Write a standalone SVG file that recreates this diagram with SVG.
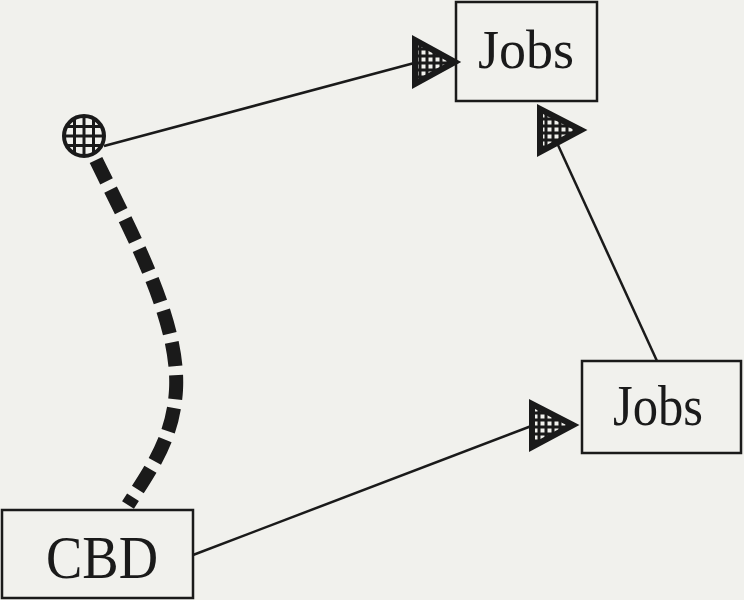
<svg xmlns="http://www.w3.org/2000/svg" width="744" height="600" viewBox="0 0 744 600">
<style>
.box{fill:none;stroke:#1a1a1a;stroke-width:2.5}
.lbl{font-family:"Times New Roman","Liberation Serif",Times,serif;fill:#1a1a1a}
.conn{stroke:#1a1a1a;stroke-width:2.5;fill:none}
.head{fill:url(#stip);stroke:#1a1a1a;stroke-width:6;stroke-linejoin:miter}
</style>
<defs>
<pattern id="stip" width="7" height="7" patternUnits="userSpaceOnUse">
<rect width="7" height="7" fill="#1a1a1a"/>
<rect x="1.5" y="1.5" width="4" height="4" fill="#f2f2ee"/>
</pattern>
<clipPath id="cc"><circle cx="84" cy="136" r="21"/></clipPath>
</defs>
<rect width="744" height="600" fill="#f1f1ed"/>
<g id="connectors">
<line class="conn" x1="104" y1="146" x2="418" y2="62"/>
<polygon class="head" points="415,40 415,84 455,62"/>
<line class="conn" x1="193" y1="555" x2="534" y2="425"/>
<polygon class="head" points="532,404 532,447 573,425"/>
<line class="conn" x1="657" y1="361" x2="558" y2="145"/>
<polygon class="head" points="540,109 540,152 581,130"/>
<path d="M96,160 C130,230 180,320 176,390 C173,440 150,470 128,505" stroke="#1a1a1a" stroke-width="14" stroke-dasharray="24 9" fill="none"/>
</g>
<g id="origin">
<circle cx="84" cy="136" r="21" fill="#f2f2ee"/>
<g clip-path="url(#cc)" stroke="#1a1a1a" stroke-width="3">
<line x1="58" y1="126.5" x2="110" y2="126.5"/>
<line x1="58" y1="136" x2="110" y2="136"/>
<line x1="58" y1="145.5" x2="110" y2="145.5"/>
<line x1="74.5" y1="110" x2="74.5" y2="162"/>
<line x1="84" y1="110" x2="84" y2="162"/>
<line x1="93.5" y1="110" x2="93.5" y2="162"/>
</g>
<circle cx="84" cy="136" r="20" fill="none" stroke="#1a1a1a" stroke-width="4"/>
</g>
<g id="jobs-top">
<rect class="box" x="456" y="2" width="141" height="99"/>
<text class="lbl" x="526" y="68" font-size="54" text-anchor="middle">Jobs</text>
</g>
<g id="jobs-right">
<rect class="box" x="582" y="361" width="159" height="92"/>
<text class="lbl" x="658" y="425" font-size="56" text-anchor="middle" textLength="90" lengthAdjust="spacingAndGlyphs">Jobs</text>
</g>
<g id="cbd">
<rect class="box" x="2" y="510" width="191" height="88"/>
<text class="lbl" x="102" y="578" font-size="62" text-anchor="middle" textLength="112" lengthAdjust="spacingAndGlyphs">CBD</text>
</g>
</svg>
☆ ☆ ☆ ☆ ☆ ☆ ☆
EXERCISE:
Write the lines above out again exactly, without any of their pictures.

ANSWER TO THIS TASK:
Write a standalone SVG file that recreates this diagram with SVG.
<svg xmlns="http://www.w3.org/2000/svg" width="744" height="600" viewBox="0 0 744 600">
<style>
.box{fill:none;stroke:#1a1a1a;stroke-width:2.5}
.lbl{font-family:"Times New Roman","Liberation Serif",Times,serif;fill:#1a1a1a}
.conn{stroke:#1a1a1a;stroke-width:2.5;fill:none}
.head{fill:url(#stip);stroke:#1a1a1a;stroke-width:6;stroke-linejoin:miter}
</style>
<defs>
<pattern id="stip" width="7" height="7" patternUnits="userSpaceOnUse">
<rect width="7" height="7" fill="#1a1a1a"/>
<rect x="1.5" y="1.5" width="4" height="4" fill="#f2f2ee"/>
</pattern>
<clipPath id="cc"><circle cx="84" cy="136" r="21"/></clipPath>
</defs>
<rect width="744" height="600" fill="#f1f1ed"/>
<g id="connectors">
<line class="conn" x1="104" y1="146" x2="418" y2="62"/>
<polygon class="head" points="415,40 415,84 455,62"/>
<line class="conn" x1="193" y1="555" x2="534" y2="425"/>
<polygon class="head" points="532,404 532,447 573,425"/>
<line class="conn" x1="657" y1="361" x2="558" y2="145"/>
<polygon class="head" points="540,109 540,152 581,130"/>
<path d="M96,160 C130,230 180,320 176,390 C173,440 150,470 128,505" stroke="#1a1a1a" stroke-width="14" stroke-dasharray="24 9" fill="none"/>
</g>
<g id="origin">
<circle cx="84" cy="136" r="21" fill="#f2f2ee"/>
<g clip-path="url(#cc)" stroke="#1a1a1a" stroke-width="3">
<line x1="58" y1="126.5" x2="110" y2="126.5"/>
<line x1="58" y1="136" x2="110" y2="136"/>
<line x1="58" y1="145.5" x2="110" y2="145.5"/>
<line x1="74.5" y1="110" x2="74.5" y2="162"/>
<line x1="84" y1="110" x2="84" y2="162"/>
<line x1="93.5" y1="110" x2="93.5" y2="162"/>
</g>
<circle cx="84" cy="136" r="20" fill="none" stroke="#1a1a1a" stroke-width="4"/>
</g>
<g id="jobs-top">
<rect class="box" x="456" y="2" width="141" height="99"/>
<text class="lbl" x="526" y="68" font-size="54" text-anchor="middle">Jobs</text>
</g>
<g id="jobs-right">
<rect class="box" x="582" y="361" width="159" height="92"/>
<text class="lbl" x="658" y="425" font-size="56" text-anchor="middle" textLength="90" lengthAdjust="spacingAndGlyphs">Jobs</text>
</g>
<g id="cbd">
<rect class="box" x="2" y="510" width="191" height="88"/>
<text class="lbl" x="102" y="578" font-size="62" text-anchor="middle" textLength="112" lengthAdjust="spacingAndGlyphs">CBD</text>
</g>
</svg>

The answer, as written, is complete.